Office 2013 Preview
17/07/2012First off, congratulations are in order for Microsoft’s agressive Metro-fication strategy that has been seen as of late. They are finally aiming for consistency across their product lines, and I am very pleased to see it.
Today, Microsoft released a preview version of Office 2013, complete with the Metro UI which complements their recent offerings, including Windows 8. I decided to give it a go today, and as soon as I hit the installer, I hit an annoying usability problem, which was multiplied 10 fold because I was particularly frustrated at the time.
Look at the ‘Accept’ button in the screenshot above – it looks disabled, doesn’t it? Well, it isn’t. In fact, you need to click on it to get anywhere in the installation process. This is a case of design trumping usability – although it’s forgivable since it is a preview release, although such an elementary mistake to make that it’s stupid!
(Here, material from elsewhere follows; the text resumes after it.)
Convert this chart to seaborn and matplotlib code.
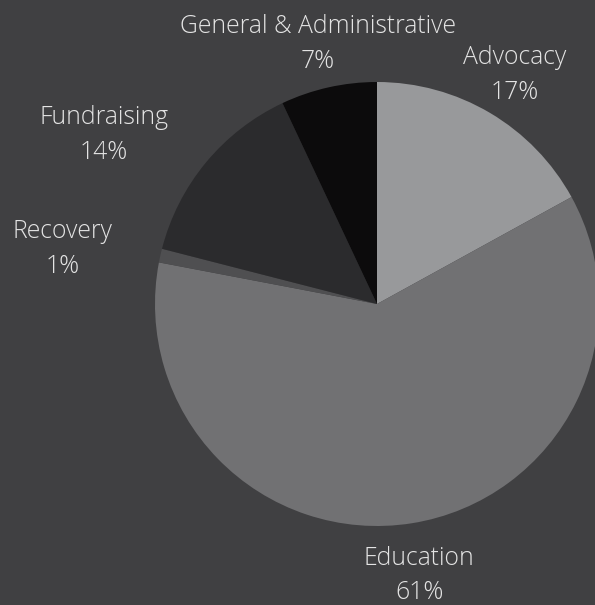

Next, check out this little gem:
The question is posed as to how I want my Office to look – well, I want it to look like Office! The style names subtly change the pattern at the bottom of the window, which took me a while to notice. And what’s more, the extent of the style isn’t communicated to me – it’s such an unnecessary personalisation step that they should have just gotten rid of it altogether.
Now onto the applications themselves. A few things that stood out:
Across Office applications, we have the delightful ribbon. Clicking on a tab on that ribbon brings up a page of options below the tab. Someone at Microsoft decided it would be a good idea to have the tab instead open up a full screen page of options across the entire document, much like Office 2010. This doesn’t work! It affects recognition versus recall, making it harder to determine why you went to the menu in the first place – and it’s completely illogical. Especially since you hit the back arrow to return, instead of clicking on the tab to hide the menu again. Colour isn’t enough to differentiate here!
There’s the back button, in the top left – at least they go that right.
One more quibble – in Excel:
Clicking on another cell in an Excel workbook now transitions, via an animation, to that cell. This is both a good and a bad thing – it helps you remember where you came from, but it is also unnecessary, meaning it take a fraction of a second longer to get to the cell. The majority of Excel users, I’m sure, don’t really need this animation.
And that’s my initial view of the Office 2013 preview. Feels good to get that off my chest.